◆ **Given request**: Among the lines below, count those containing the word "with". Give the number only.

--- Start of Provided information ---

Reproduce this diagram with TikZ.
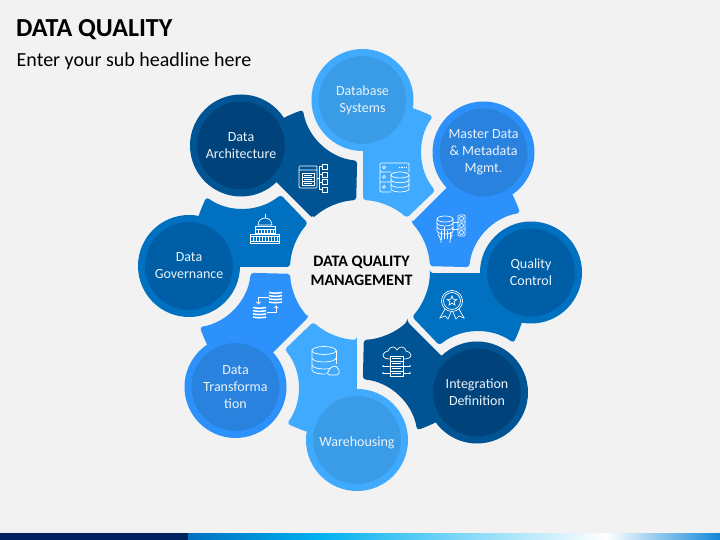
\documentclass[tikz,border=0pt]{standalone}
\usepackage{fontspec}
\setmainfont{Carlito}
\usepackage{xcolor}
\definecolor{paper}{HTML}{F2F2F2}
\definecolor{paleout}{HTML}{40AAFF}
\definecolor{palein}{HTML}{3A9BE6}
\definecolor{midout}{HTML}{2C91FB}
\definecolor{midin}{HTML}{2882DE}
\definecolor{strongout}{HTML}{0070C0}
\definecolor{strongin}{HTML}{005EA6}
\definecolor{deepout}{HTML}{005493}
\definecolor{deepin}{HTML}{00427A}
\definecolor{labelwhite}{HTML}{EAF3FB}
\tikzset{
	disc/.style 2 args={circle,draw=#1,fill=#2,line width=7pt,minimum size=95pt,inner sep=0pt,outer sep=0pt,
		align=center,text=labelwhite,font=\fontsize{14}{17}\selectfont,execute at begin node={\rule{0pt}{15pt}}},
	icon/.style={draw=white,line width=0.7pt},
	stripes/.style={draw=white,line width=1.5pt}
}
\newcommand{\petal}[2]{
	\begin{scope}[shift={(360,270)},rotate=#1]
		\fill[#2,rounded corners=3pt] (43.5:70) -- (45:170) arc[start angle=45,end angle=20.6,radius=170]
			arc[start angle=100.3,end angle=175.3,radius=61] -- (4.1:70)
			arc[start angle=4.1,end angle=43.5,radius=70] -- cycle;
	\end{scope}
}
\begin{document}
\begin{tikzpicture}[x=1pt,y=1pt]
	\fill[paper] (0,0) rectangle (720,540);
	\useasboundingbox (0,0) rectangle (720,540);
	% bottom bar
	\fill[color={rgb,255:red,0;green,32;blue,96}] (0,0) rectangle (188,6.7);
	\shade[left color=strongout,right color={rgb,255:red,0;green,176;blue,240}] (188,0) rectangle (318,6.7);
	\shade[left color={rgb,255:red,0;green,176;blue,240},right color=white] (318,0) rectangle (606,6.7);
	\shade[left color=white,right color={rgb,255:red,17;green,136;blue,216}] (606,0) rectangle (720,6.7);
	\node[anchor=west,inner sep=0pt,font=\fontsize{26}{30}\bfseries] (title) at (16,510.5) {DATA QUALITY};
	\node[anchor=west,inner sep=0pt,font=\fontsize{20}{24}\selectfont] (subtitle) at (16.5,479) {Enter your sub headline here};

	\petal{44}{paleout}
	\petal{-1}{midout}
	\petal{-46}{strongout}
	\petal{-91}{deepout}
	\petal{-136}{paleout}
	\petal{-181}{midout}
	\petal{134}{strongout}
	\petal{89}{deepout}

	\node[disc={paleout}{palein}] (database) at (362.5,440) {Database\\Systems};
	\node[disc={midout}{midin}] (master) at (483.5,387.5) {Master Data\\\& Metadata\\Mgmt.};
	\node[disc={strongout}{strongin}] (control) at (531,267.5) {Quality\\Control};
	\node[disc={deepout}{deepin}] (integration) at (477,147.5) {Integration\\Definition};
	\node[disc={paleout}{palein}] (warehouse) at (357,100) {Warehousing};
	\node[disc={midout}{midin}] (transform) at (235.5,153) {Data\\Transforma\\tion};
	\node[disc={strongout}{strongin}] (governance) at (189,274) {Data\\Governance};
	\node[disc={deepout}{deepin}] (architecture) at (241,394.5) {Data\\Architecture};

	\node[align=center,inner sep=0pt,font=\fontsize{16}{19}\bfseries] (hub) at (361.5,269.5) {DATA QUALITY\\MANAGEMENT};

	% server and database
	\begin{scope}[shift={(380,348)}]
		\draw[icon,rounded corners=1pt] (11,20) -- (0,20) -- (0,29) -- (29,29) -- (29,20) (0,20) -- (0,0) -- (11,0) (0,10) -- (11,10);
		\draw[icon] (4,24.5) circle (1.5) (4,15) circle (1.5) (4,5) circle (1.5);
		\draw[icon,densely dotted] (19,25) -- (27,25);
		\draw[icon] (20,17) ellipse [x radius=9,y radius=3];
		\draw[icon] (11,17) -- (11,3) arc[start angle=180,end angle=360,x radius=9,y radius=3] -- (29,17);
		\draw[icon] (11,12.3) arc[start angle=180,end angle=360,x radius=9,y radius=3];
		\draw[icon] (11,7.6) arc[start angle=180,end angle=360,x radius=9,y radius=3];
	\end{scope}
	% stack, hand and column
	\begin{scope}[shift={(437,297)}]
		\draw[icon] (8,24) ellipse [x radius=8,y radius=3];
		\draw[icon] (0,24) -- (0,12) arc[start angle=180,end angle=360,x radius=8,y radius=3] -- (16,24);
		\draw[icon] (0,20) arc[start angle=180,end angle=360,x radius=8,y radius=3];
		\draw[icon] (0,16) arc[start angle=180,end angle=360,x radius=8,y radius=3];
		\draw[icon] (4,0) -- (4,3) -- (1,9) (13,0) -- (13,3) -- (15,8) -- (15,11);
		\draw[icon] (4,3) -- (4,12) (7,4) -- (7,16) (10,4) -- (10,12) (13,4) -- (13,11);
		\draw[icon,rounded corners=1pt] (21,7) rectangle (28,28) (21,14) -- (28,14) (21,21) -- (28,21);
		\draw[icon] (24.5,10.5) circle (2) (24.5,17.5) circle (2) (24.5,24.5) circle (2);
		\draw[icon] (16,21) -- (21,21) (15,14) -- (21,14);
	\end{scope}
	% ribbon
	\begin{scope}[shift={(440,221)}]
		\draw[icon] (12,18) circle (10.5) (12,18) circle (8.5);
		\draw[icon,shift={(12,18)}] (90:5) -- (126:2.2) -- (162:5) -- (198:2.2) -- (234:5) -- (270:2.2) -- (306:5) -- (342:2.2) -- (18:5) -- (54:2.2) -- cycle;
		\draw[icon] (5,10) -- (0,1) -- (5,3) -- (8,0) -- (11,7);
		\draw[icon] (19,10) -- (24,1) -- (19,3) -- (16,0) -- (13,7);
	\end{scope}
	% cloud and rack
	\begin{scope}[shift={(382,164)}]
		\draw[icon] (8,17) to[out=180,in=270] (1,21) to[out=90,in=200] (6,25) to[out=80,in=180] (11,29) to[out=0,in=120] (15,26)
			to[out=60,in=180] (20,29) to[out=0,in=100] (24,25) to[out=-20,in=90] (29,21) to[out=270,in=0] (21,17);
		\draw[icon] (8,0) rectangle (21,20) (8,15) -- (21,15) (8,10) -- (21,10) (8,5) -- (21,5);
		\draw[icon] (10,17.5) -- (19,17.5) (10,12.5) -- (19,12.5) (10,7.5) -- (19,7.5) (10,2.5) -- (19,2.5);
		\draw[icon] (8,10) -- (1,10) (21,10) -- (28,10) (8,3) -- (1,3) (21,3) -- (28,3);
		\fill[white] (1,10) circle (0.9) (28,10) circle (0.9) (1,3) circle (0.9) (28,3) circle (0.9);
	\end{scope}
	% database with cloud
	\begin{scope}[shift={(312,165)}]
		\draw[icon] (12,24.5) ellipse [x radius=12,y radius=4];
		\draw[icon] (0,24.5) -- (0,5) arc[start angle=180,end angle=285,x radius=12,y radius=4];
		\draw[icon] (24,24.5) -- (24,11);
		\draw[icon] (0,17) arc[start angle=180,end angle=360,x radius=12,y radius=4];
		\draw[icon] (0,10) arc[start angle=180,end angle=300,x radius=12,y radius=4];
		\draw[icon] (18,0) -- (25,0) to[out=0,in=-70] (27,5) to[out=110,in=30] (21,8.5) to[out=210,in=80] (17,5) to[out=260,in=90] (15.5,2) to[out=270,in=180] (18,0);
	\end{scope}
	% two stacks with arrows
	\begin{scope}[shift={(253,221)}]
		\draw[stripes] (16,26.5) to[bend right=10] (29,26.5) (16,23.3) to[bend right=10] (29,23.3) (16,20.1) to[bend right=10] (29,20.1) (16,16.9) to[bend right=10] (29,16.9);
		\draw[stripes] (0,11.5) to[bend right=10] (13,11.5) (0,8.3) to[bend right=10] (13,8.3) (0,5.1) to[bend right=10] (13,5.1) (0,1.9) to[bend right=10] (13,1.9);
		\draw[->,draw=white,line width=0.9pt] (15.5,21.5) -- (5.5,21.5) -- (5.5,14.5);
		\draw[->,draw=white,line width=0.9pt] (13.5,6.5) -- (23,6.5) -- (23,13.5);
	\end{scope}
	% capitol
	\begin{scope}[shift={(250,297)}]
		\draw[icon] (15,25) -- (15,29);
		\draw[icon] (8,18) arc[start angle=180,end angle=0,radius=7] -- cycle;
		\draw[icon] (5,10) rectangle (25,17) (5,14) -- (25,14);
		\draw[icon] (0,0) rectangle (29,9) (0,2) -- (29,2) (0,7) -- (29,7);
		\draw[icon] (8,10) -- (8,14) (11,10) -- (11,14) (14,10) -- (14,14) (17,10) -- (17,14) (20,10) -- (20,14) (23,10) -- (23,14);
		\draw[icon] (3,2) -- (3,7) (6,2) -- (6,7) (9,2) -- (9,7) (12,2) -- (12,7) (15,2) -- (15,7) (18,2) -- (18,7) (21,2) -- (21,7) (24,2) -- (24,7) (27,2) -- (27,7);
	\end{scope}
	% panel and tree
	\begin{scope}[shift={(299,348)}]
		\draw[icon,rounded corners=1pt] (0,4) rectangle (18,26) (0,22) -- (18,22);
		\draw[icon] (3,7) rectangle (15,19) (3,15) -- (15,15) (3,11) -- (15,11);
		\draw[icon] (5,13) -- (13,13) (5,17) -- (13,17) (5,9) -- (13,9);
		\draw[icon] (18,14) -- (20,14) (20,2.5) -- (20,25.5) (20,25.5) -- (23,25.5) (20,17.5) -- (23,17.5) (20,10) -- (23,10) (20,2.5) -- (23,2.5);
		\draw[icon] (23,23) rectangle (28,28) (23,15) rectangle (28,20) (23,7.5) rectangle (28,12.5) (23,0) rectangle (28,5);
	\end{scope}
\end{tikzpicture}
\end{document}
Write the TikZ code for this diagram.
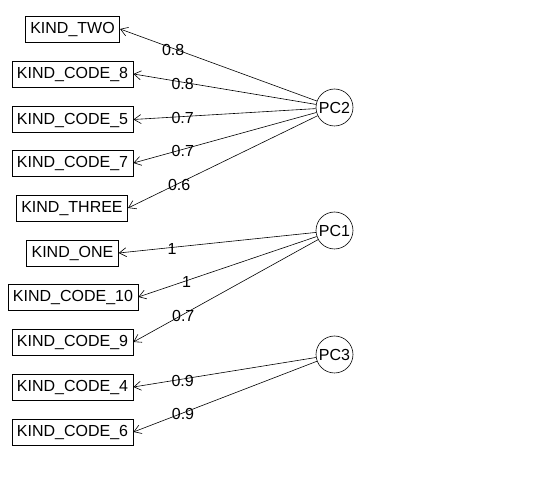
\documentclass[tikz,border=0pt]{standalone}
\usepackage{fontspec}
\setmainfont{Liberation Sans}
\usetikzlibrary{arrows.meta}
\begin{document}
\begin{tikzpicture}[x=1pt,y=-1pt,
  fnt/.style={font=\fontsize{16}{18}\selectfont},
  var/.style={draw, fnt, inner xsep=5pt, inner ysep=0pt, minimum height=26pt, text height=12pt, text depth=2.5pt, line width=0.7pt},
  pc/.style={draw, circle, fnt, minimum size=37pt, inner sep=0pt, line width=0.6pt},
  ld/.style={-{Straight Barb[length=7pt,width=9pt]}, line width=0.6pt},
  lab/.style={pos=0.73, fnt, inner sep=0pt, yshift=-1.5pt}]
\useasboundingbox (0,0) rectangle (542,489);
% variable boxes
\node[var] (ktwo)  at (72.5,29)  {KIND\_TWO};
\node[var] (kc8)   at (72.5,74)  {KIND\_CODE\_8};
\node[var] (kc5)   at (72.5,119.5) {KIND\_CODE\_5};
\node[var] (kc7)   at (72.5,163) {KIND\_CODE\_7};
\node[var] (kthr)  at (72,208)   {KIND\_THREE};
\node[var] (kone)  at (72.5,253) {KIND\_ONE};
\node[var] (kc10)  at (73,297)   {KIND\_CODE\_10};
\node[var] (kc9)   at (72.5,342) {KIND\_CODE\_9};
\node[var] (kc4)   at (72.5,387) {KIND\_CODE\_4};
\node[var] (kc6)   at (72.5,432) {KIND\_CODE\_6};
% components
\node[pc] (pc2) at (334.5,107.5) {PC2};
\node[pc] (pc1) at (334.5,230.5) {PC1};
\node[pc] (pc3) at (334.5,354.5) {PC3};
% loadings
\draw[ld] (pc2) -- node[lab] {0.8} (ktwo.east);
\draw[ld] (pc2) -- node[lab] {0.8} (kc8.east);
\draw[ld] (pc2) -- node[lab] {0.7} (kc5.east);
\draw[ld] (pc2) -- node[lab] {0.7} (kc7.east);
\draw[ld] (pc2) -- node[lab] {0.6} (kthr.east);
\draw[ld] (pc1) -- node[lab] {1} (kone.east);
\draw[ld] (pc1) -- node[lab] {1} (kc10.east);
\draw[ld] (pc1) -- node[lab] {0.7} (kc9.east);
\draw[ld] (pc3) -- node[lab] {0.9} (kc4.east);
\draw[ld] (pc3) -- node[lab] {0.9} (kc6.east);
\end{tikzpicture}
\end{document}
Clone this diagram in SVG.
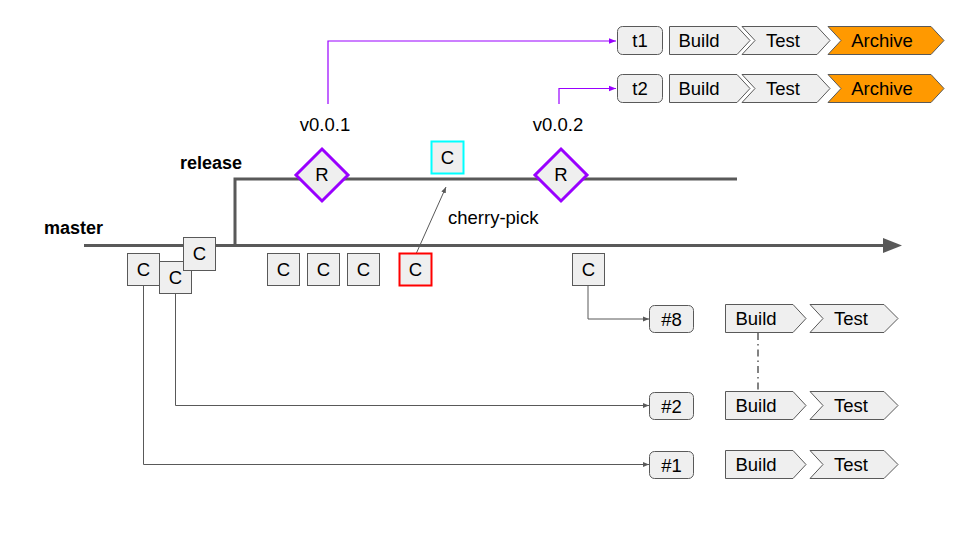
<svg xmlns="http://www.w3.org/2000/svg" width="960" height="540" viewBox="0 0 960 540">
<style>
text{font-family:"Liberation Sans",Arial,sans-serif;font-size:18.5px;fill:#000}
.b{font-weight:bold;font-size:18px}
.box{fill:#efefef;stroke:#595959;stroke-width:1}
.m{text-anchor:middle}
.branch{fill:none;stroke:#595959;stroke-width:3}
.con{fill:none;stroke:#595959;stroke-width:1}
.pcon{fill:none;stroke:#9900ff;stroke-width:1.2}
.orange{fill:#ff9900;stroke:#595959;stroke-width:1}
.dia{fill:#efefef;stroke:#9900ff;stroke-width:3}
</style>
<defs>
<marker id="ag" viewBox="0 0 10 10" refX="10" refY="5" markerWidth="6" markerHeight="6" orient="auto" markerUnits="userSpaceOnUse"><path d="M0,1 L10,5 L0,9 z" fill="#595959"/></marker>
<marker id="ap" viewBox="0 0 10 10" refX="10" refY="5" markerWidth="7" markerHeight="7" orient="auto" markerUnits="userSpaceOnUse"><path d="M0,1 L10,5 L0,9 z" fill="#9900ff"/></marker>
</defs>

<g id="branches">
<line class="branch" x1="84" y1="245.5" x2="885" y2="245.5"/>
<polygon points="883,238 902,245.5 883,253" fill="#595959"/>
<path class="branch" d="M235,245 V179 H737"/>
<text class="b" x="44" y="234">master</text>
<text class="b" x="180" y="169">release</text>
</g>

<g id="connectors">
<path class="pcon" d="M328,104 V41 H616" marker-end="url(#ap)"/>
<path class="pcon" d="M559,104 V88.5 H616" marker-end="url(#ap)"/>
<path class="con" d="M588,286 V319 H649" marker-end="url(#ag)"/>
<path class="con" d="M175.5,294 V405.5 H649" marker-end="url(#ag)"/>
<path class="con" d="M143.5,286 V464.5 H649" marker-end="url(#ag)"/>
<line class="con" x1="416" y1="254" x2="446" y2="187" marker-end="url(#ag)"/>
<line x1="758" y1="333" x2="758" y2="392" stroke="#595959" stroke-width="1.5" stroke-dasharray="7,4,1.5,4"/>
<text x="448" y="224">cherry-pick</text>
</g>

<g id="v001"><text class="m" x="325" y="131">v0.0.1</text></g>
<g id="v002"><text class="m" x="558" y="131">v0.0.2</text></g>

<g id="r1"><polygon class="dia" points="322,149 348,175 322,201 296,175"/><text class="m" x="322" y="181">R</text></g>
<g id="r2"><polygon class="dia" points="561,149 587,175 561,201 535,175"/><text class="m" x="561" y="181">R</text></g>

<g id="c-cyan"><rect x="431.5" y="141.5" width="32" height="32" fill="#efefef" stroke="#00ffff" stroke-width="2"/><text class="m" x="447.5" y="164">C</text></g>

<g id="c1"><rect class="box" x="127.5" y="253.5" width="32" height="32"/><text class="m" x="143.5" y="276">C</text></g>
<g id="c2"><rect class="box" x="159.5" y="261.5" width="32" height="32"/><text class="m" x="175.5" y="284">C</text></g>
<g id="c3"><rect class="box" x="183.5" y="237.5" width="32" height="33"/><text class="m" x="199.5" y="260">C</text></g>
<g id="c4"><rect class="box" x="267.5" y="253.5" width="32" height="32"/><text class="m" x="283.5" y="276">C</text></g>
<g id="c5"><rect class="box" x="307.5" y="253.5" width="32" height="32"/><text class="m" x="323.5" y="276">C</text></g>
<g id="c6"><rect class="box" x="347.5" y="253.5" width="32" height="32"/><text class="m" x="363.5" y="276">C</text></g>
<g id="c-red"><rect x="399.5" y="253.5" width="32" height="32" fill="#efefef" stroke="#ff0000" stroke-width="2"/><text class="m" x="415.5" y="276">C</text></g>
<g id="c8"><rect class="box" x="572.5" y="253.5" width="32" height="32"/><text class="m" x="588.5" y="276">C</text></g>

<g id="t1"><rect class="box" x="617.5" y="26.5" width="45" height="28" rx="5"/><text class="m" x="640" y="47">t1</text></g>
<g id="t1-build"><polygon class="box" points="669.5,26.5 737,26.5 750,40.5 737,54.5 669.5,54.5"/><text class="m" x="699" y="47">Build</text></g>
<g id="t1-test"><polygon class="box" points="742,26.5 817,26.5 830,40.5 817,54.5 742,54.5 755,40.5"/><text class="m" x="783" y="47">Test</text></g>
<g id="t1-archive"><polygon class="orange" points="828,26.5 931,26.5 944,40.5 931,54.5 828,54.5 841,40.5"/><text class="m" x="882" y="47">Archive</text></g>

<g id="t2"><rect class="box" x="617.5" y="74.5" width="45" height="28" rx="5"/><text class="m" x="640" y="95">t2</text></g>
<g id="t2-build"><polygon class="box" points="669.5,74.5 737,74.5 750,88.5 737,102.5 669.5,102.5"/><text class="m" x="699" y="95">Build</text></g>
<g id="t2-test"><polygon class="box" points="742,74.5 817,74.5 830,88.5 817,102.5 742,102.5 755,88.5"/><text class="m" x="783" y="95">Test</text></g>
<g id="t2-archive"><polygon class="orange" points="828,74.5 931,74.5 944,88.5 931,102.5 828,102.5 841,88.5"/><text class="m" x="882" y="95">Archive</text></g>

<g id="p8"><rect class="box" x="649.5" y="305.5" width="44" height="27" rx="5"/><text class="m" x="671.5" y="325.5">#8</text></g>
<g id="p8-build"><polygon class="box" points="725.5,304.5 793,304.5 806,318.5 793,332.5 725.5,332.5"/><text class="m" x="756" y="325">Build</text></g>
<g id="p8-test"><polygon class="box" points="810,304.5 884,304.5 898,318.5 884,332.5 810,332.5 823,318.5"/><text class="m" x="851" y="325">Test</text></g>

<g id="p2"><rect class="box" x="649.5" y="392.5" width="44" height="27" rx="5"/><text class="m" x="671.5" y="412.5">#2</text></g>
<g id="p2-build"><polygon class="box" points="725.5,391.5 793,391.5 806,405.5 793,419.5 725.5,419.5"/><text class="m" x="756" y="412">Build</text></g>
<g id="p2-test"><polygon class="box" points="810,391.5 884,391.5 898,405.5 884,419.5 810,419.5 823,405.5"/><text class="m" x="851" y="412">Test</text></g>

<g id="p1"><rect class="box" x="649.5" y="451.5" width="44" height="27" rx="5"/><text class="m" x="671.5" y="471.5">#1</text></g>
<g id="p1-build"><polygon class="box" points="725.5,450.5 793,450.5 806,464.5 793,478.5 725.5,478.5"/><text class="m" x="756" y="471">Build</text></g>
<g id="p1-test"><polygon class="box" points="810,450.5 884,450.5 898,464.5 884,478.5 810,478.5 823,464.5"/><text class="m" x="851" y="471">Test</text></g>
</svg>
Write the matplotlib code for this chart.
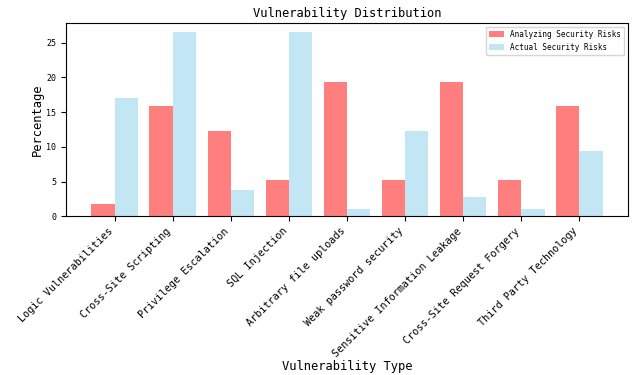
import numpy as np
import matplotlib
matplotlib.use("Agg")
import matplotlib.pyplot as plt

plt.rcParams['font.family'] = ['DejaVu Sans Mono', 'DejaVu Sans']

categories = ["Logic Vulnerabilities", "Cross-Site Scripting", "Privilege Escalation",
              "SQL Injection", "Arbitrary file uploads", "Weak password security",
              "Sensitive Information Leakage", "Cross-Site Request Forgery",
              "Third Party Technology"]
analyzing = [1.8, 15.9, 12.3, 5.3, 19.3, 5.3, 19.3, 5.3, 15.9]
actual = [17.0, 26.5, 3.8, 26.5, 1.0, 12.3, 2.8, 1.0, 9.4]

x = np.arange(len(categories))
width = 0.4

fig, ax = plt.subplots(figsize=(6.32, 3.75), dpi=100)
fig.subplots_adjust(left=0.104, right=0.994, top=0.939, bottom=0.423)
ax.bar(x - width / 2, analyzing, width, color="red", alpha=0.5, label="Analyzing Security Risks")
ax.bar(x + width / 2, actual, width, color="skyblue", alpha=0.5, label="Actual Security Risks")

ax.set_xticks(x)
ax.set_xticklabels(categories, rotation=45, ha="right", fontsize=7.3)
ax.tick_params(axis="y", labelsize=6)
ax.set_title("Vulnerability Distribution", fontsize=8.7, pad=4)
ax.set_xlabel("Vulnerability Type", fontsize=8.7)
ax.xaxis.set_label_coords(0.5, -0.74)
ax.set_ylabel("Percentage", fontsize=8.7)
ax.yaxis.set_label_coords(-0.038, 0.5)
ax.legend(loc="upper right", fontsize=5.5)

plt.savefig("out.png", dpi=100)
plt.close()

--- End of Provided information ---

◆ **Written answer**: 3